Das Studio befindet sich tatsächlich direkt am einstigen Flughafen, in einem ehemaligen Pförtnerhaus am Columbiadamm. Mit seinem sieben Tage die Woche aktiven Sender und diversen Einzelaktionen hat sich das Torhaus zu einem krisenfesten Treffpunkt für Initiativen und Kreativkollektive entwickelt, die sich mittlerweile in einem Verein organisiert haben. Unter anderem will dieser bei der Ideenentwicklung für das Flughafengebäude ein Wörtchen mitreden. Vorerst, indem er mit politisch alertem Programm, Improvisation und gutem Beispiel auch in Krisenzeiten vorangeht.

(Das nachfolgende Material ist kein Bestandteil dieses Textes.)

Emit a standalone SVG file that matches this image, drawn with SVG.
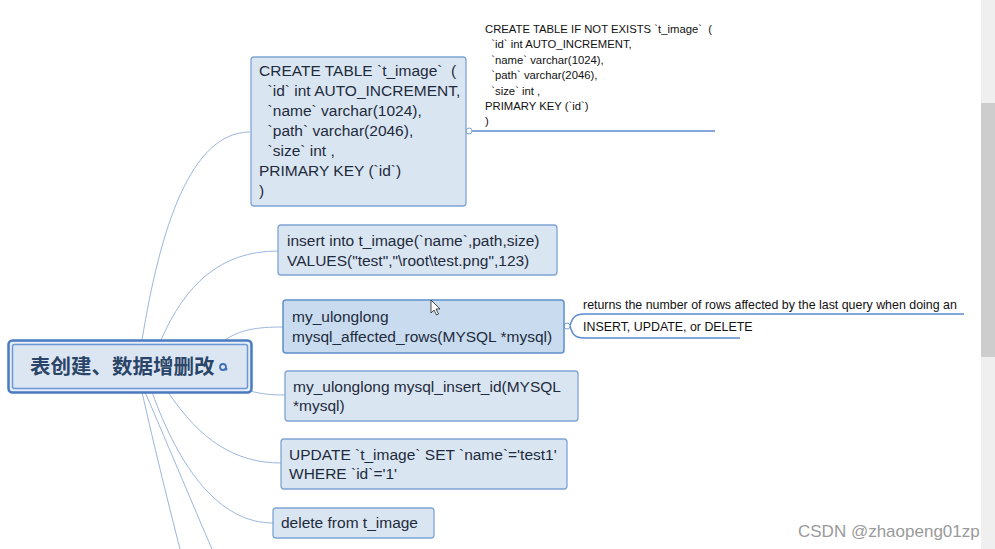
<svg xmlns="http://www.w3.org/2000/svg" width="995" height="549" viewBox="0 0 995 549">
<style>
.box{fill:#dae5f2;stroke:#7fa4d3;stroke-width:1.3}
.sel{fill:#c8dbef;stroke:#5f90cc;stroke-width:1.5}
.t{font-family:"Liberation Sans","Noto Sans",sans-serif;font-size:15.5px;fill:#1e2b3c;white-space:pre}
.n1{font-family:"Liberation Sans","Noto Sans",sans-serif;font-size:11.3px;fill:#111;white-space:pre}
.n{font-family:"Liberation Sans","Noto Sans",sans-serif;font-size:12.4px;fill:#111}
.c{fill:none;stroke:#9db6dc;stroke-width:1}
.u{fill:none;stroke:#5b8bd0;stroke-width:1.5}
.dot{fill:#fff;stroke:#7fa4d3;stroke-width:1}
</style>
<rect width="995" height="549" fill="#ffffff"/>
<g id="connectors">
<path class="c" d="M142,340 C160,230 190,132 250,132"/>
<path class="c" d="M161,340 C185,285 220,251 278,251"/>
<path class="c" d="M225,340 C240,330 255,327 283,327"/>
<path class="c" d="M250,391 C262,394 270,395 285,395"/>
<path class="c" d="M168,392 C200,440 235,463 281,463"/>
<path class="c" d="M152,392 C180,470 220,523 273,523"/>
<path class="c" d="M145,392 C170,450 195,510 212,549"/>
<path class="c" d="M142,392 C155,450 170,510 180,549"/>
<path class="u" d="M472,131 L715,131"/>
<circle class="dot" cx="469" cy="131" r="3"/>
<path class="u" d="M570,326 C572,318 575,314 584,314 L964,314"/>
<path class="u" d="M570,326 C572,334 575,338 584,338 L740,338"/>
<circle class="dot" cx="567" cy="326" r="3"/>
</g>
<g id="central">
<rect x="8.5" y="340.5" width="243" height="52" rx="4" fill="#e6edf7" stroke="#4a7bc0" stroke-width="2.5"/>
<rect x="12.5" y="344.5" width="235" height="44" rx="2" fill="#dce6f3" stroke="#6c98d4" stroke-width="1.5"/>
<text x="30" y="374" font-family="'Noto Sans CJK SC','Liberation Sans',sans-serif" font-size="20.5" font-weight="bold" fill="#2b4568">表创建、数据增删改</text>
<circle cx="223" cy="367" r="3" fill="none" stroke="#3f6fb5" stroke-width="1.8"/>
<circle cx="226" cy="369" r="1.5" fill="#3f6fb5"/>
</g>
<g id="node-create">
<rect class="box" x="251" y="57" width="215" height="149" rx="3"/>
<text class="t" x="259" y="76" xml:space="preserve">CREATE TABLE `t_image`  (</text>
<text class="t" x="259" y="96" xml:space="preserve">  `id` int AUTO_INCREMENT,</text>
<text class="t" x="259" y="116" xml:space="preserve">  `name` varchar(1024),</text>
<text class="t" x="259" y="136" xml:space="preserve">  `path` varchar(2046),</text>
<text class="t" x="259" y="156" xml:space="preserve">  `size` int ,</text>
<text class="t" x="259" y="176">PRIMARY KEY (`id`)</text>
<text class="t" x="259" y="196">)</text>
</g>
<g id="note-create">
<text class="n1" x="485" y="33" xml:space="preserve">CREATE TABLE IF NOT EXISTS `t_image`  (</text>
<text class="n1" x="485" y="48" xml:space="preserve">  `id` int AUTO_INCREMENT,</text>
<text class="n1" x="485" y="64" xml:space="preserve">  `name` varchar(1024),</text>
<text class="n1" x="485" y="79" xml:space="preserve">  `path` varchar(2046),</text>
<text class="n1" x="485" y="95" xml:space="preserve">  `size` int ,</text>
<text class="n1" x="485" y="110">PRIMARY KEY (`id`)</text>
<text class="n1" x="485" y="125">)</text>
</g>
<g id="node-insert">
<rect class="box" x="278" y="225" width="279" height="50" rx="3"/>
<text class="t" x="287" y="246">insert into t_image(`name`,path,size)</text>
<text class="t" x="287" y="266">VALUES("test","\root\test.png",123)</text>
</g>
<g id="node-affected">
<rect class="sel" x="283" y="300" width="281" height="53" rx="3"/>
<text class="t" x="292" y="322">my_ulonglong</text>
<text class="t" x="292" y="342">mysql_affected_rows(MYSQL *mysql)</text>
</g>
<g id="note-affected">
<text class="n" x="583" y="309">returns the number of rows affected by the last query when doing an</text>
<text class="n" x="583" y="331">INSERT, UPDATE, or DELETE</text>
</g>
<g id="node-insertid">
<rect class="box" x="285" y="371" width="293" height="50" rx="3"/>
<text class="t" x="293" y="392">my_ulonglong mysql_insert_id(MYSQL</text>
<text class="t" x="293" y="411">*mysql)</text>
</g>
<g id="node-update">
<rect class="box" x="281" y="439" width="286" height="50" rx="3"/>
<text class="t" x="289" y="460">UPDATE `t_image` SET `name`='test1'</text>
<text class="t" x="289" y="479">WHERE `id`='1'</text>
</g>
<g id="node-delete">
<rect class="box" x="273" y="508" width="161" height="30" rx="3"/>
<text class="t" x="281" y="528">delete from t_image</text>
</g>
<g id="cursor">
<path d="M431,300 L431,313 L434,310 L436.5,315 L438.5,314 L436,309 L440,309 Z" fill="#fff" stroke="#222" stroke-width="0.8"/>
</g>
<g id="watermark">
<text x="798" y="537" font-family="'Liberation Sans',sans-serif" font-size="17" fill="#9a9a9a">CSDN @zhaopeng01zp</text>
</g>
<g id="scrollbar">
<rect x="981" y="0" width="14" height="549" fill="#efefef"/>
<rect x="981" y="103" width="14" height="254" fill="#cdcdcd"/>
</g>
</svg>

Zuletzt fand dort ein einwöchiges Festival mit ausschließlich weiblichen und LGBT*-DJs statt. Die Radio-Seite hat ihren eigenen Stream-Player und lässt sich auch im Alltag gut hören, dank zahlreicher Talks und Resident-DJs wie Derya Yıldırım, Amuleto Manuela, Femdelafem und eben den drei „Frequent Flyers“ von Tropical Timewarp und ihrer radiophonen Hommage an die goldenen Jahre afrikanischer und lateinamerikanischer Vinyl-Produktionen: Highlife, Afrobeat, Tropicália, Cumbia, Dub und Jazz können passieren, mit Sicherheit aber ein Gast-Set von und ein Kurz­niterview mit Wilson Vilares.